Request
From the entries provided below, copy each line that contains the word "matplotlib".

Supplied material
|---|

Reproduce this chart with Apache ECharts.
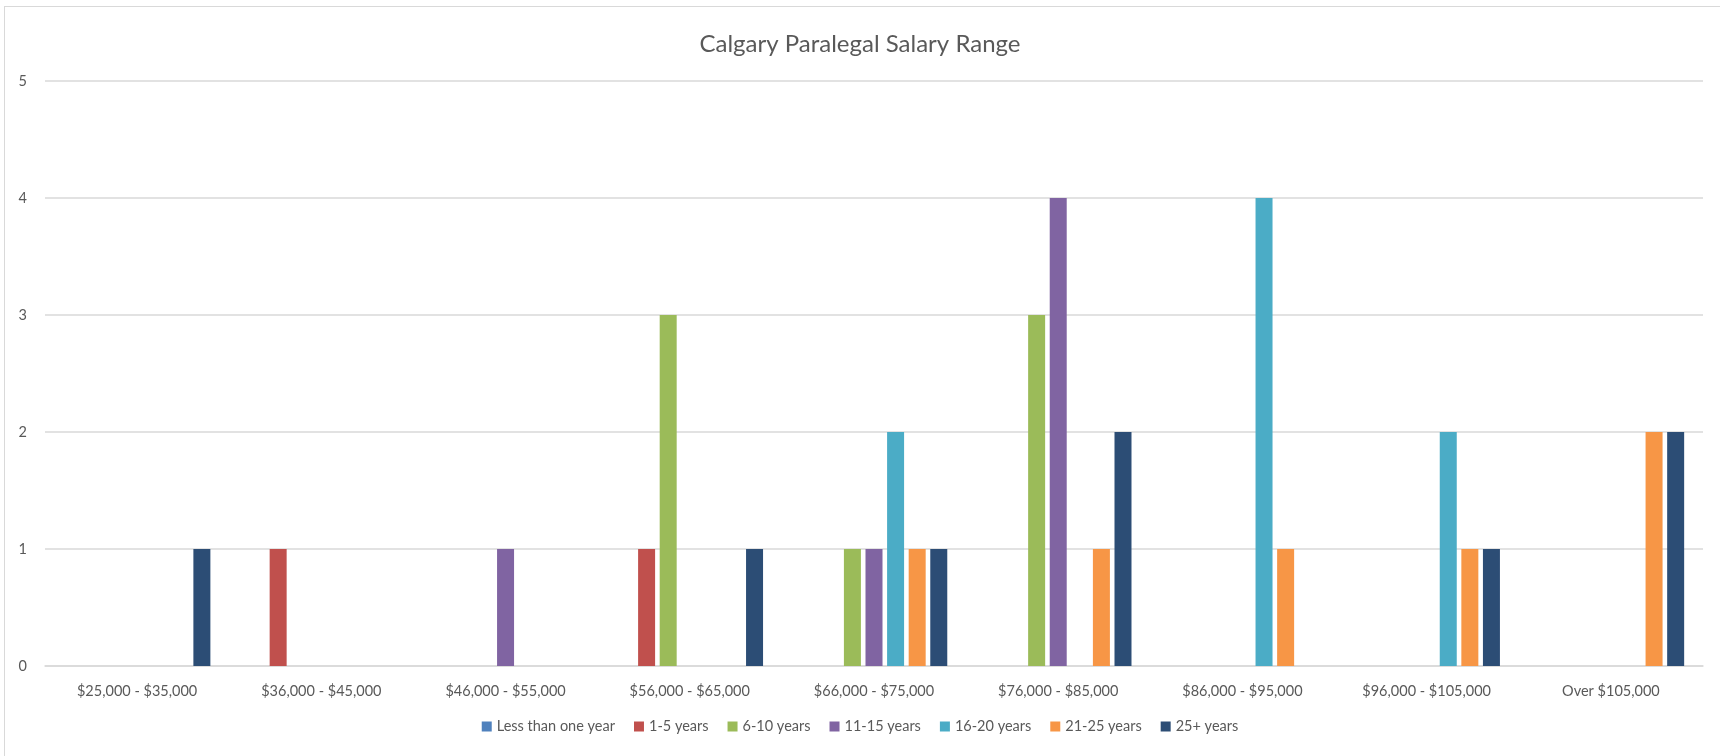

|---|

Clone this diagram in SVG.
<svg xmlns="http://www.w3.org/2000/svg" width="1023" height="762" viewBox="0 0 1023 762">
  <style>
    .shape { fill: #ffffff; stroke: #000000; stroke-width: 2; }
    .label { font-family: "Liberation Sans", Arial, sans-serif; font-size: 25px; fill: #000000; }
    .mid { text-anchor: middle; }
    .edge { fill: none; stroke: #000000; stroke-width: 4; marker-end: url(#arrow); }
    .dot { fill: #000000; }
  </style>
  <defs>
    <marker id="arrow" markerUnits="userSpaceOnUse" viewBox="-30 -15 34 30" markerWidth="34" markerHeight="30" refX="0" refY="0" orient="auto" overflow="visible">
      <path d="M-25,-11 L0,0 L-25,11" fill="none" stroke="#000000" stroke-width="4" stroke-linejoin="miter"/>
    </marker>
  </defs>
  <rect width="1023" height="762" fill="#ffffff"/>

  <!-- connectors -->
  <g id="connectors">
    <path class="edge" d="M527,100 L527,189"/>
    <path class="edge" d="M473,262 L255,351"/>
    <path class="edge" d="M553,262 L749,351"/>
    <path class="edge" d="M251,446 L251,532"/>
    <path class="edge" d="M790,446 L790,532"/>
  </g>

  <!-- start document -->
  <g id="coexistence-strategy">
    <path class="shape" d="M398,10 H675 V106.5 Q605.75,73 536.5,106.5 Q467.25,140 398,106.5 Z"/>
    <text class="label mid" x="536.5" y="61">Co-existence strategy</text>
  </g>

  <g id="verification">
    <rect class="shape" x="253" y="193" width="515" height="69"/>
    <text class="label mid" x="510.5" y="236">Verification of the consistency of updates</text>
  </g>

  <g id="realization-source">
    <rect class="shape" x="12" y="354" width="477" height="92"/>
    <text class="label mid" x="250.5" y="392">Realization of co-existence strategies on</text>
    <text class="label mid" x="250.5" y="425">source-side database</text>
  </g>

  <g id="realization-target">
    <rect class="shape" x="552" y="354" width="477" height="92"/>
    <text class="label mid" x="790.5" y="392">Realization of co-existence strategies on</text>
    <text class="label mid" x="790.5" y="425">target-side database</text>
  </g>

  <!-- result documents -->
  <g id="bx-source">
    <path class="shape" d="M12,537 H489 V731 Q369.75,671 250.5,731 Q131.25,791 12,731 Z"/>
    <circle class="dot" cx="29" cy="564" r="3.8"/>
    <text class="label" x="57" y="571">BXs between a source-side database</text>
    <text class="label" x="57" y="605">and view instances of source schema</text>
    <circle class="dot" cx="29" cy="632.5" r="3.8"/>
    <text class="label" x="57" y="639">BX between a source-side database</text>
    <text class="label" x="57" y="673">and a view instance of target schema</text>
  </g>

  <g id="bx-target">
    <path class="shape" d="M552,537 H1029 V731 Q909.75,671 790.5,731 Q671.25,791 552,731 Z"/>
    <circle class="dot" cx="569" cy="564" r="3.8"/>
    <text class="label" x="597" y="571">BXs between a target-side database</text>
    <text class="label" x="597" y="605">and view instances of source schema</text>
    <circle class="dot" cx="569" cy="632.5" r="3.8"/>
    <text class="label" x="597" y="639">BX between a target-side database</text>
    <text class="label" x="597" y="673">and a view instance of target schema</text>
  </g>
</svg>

|---|

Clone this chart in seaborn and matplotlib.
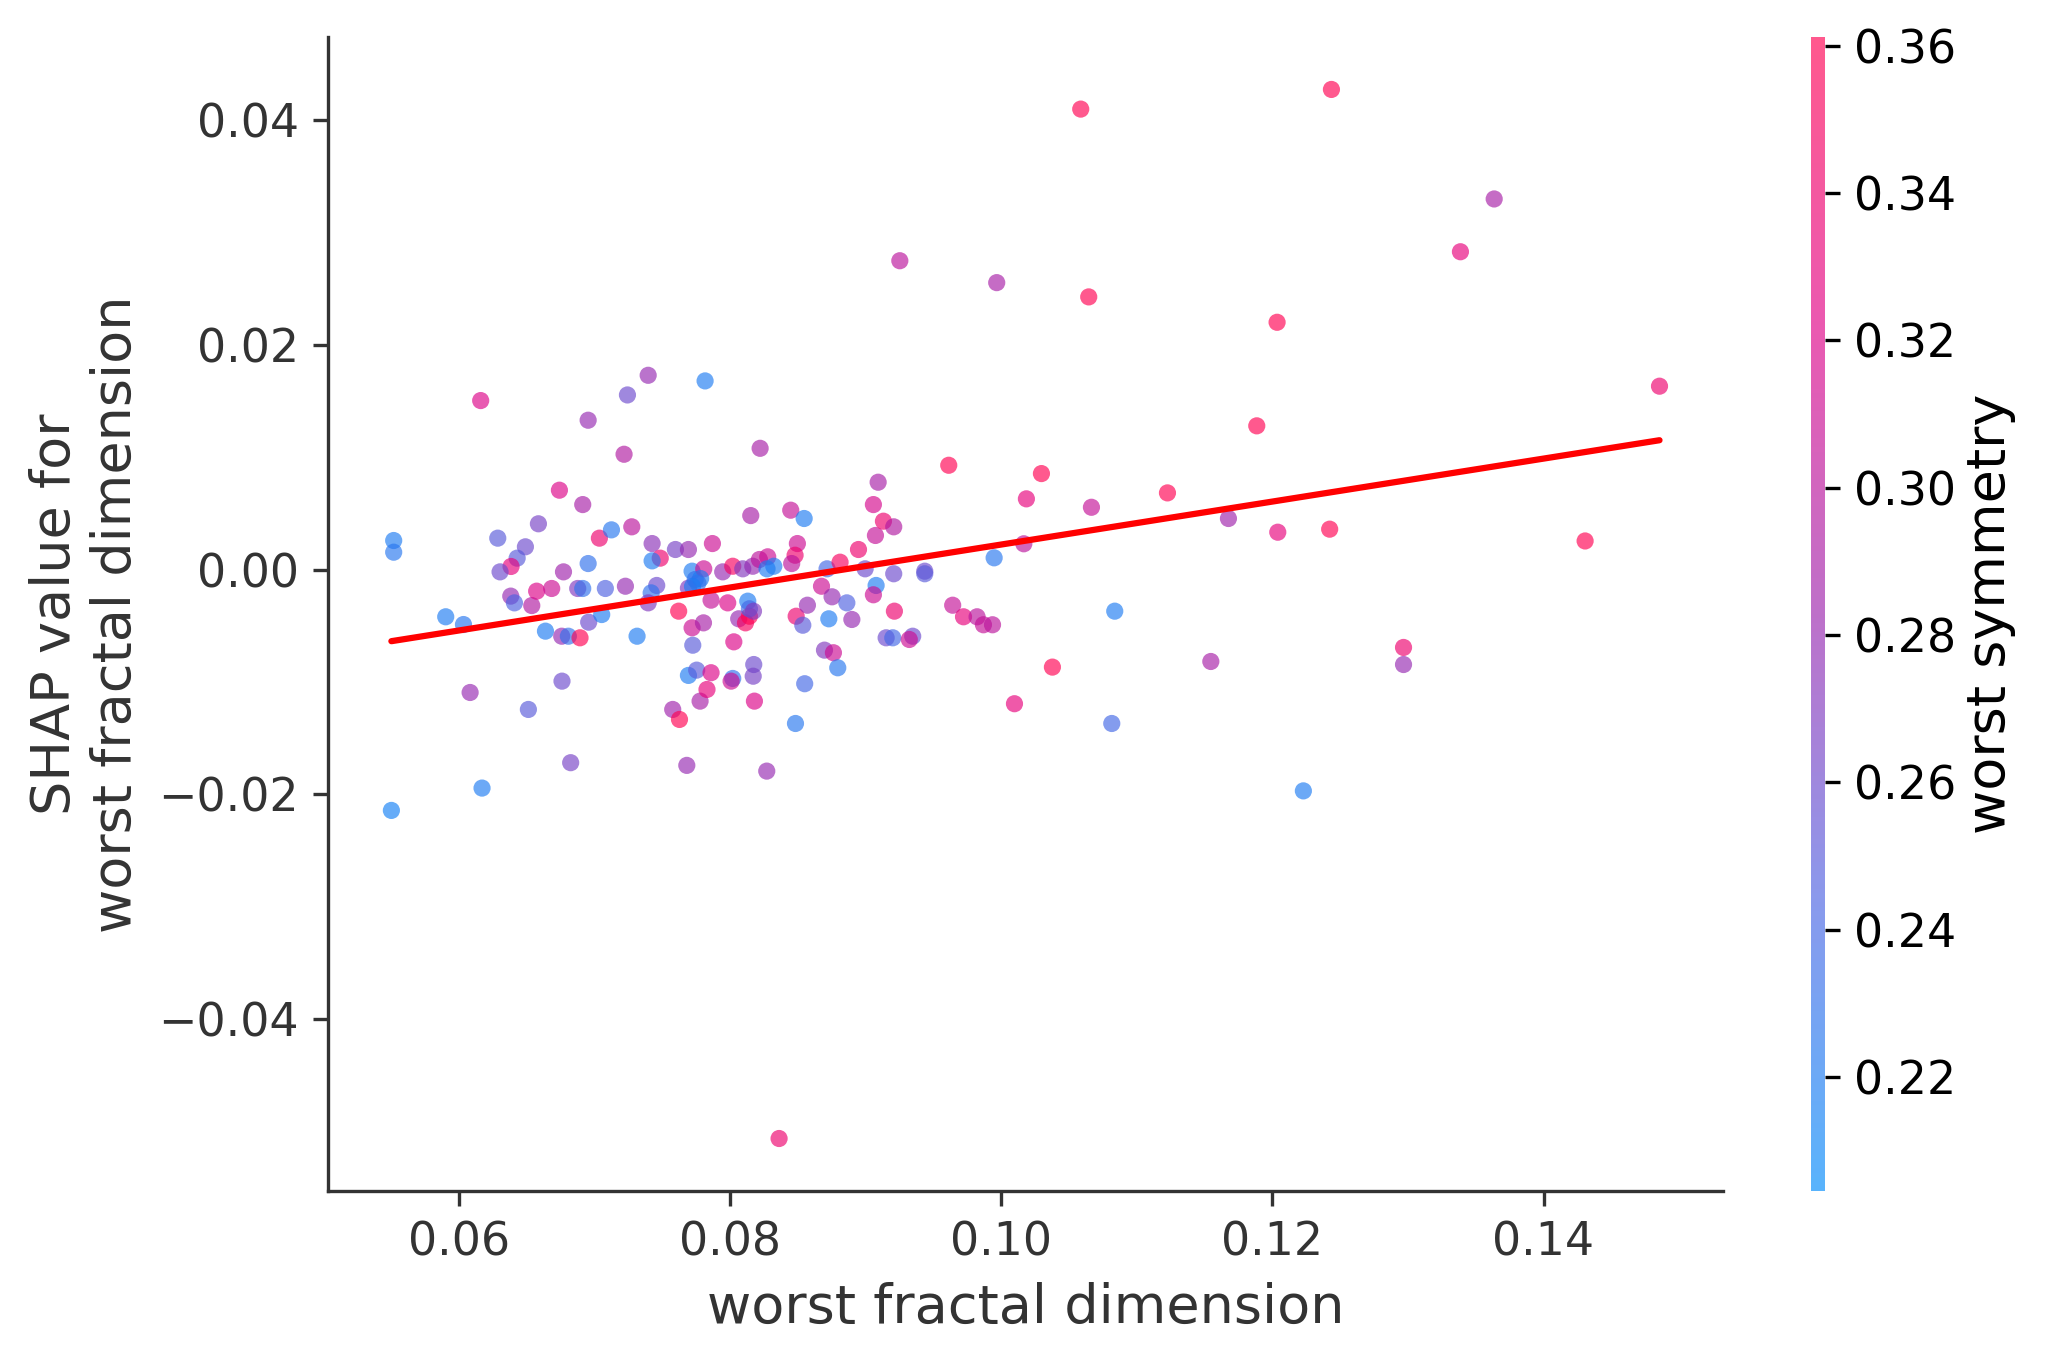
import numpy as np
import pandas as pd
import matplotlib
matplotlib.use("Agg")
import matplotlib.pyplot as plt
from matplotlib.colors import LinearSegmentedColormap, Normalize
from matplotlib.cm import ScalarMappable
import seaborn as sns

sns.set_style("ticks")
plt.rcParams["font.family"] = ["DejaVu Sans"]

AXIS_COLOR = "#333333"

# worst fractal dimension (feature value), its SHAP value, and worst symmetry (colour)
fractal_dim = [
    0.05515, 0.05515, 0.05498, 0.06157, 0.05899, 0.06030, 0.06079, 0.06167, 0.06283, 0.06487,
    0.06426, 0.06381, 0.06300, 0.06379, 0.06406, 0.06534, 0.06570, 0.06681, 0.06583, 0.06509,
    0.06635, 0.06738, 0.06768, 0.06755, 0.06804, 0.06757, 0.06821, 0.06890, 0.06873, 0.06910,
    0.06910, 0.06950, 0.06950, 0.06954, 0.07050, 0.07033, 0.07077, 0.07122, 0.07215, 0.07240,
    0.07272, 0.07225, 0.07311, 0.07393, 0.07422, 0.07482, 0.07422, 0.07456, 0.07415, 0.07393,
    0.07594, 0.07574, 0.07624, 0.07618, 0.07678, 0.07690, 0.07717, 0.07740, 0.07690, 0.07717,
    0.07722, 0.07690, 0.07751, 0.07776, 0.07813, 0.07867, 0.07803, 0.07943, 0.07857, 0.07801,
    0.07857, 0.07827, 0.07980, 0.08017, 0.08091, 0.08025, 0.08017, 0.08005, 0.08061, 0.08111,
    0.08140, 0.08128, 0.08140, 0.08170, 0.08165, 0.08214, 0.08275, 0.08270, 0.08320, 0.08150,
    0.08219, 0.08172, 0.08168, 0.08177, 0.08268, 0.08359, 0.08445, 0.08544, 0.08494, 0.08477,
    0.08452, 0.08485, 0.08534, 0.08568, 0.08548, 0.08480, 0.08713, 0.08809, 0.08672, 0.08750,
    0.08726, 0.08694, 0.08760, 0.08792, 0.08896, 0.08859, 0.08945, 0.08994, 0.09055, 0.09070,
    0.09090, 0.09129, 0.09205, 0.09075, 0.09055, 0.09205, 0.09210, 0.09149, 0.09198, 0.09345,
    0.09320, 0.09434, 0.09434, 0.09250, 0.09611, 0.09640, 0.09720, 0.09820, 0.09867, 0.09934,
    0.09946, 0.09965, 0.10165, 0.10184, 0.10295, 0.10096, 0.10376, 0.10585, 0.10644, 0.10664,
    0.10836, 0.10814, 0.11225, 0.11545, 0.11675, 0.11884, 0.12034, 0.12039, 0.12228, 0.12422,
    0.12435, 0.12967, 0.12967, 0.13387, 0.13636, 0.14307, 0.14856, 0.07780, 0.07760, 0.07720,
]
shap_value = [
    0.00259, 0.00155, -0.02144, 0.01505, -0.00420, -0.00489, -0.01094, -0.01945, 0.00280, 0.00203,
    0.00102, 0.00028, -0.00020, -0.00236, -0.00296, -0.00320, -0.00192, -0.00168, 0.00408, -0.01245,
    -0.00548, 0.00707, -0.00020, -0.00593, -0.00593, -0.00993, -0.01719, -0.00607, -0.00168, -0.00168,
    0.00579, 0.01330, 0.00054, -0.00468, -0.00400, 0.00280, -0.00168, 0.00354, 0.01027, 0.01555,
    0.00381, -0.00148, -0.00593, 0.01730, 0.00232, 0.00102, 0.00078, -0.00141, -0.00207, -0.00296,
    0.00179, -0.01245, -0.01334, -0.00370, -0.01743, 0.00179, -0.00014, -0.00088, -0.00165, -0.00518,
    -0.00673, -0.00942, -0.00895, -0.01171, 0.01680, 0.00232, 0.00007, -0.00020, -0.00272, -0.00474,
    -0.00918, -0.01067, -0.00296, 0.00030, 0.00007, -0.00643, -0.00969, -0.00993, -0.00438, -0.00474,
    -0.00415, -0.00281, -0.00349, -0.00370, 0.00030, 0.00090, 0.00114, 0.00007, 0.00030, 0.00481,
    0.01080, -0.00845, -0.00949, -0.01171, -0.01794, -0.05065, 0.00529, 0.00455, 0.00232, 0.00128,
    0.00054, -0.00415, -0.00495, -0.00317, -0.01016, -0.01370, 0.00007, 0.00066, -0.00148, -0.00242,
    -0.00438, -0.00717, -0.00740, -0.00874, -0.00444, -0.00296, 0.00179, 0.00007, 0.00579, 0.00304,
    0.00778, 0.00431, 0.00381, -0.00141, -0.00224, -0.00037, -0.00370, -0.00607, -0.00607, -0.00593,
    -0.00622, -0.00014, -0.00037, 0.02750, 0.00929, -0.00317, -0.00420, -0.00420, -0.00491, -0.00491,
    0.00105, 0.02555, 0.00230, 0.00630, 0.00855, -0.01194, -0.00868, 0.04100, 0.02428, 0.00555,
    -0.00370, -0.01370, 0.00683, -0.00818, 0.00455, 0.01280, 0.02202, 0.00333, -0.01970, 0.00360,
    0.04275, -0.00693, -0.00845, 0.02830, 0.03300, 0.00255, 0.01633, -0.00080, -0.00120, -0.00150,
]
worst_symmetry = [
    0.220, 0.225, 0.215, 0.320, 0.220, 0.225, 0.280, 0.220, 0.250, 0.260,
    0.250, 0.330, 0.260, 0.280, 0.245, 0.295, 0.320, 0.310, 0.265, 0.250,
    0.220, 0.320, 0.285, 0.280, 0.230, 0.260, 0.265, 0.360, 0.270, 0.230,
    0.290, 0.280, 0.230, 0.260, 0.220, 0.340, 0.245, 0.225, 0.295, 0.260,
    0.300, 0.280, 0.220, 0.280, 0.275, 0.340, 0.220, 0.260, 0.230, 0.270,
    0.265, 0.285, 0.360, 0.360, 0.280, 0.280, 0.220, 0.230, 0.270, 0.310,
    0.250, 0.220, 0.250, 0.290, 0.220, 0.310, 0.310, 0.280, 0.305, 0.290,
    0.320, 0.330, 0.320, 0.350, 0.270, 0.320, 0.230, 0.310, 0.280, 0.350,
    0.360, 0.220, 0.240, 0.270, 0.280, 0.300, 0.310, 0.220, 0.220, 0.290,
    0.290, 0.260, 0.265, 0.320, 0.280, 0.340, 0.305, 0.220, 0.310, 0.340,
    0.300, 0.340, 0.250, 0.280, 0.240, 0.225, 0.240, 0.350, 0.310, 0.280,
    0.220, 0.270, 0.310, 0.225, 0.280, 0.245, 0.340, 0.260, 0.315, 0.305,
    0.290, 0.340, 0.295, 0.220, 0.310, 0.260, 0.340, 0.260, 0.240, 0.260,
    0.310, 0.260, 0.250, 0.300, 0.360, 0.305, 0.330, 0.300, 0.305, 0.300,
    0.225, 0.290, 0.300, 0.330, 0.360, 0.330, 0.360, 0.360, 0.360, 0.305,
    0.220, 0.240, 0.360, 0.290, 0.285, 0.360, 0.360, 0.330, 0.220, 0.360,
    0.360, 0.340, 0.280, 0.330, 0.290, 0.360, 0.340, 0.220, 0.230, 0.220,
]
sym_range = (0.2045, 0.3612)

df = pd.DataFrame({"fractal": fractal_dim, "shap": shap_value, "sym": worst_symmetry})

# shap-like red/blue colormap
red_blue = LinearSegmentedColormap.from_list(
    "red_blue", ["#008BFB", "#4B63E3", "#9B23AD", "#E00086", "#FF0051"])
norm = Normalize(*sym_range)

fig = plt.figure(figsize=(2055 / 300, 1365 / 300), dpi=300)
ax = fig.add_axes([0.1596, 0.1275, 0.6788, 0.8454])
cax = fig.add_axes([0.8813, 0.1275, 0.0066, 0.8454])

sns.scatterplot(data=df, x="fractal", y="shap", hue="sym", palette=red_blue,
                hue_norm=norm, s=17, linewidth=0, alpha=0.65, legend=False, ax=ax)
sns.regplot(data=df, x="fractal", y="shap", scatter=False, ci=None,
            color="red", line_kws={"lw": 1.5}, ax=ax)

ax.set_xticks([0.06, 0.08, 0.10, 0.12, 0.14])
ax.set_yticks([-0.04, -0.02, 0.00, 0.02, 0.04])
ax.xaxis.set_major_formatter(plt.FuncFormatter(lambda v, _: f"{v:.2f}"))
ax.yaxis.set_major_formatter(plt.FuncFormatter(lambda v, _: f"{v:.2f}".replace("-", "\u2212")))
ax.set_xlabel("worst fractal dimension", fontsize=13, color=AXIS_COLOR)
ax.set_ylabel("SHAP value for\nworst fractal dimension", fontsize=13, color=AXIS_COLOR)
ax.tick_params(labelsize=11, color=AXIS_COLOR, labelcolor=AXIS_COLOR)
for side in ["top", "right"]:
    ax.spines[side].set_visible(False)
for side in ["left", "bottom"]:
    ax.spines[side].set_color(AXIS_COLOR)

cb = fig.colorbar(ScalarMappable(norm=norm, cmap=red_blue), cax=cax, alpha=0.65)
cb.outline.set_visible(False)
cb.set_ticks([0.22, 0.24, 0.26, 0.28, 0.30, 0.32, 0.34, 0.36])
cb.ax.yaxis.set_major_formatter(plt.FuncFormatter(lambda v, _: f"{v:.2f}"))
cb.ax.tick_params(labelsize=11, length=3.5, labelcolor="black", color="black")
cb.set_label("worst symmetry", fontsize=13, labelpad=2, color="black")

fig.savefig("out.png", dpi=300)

|---|

Solution to the exercise
Clone this chart in seaborn and matplotlib.
import matplotlib
matplotlib.use("Agg")
import matplotlib.pyplot as plt
from matplotlib.colors import LinearSegmentedColormap, Normalize
from matplotlib.cm import ScalarMappable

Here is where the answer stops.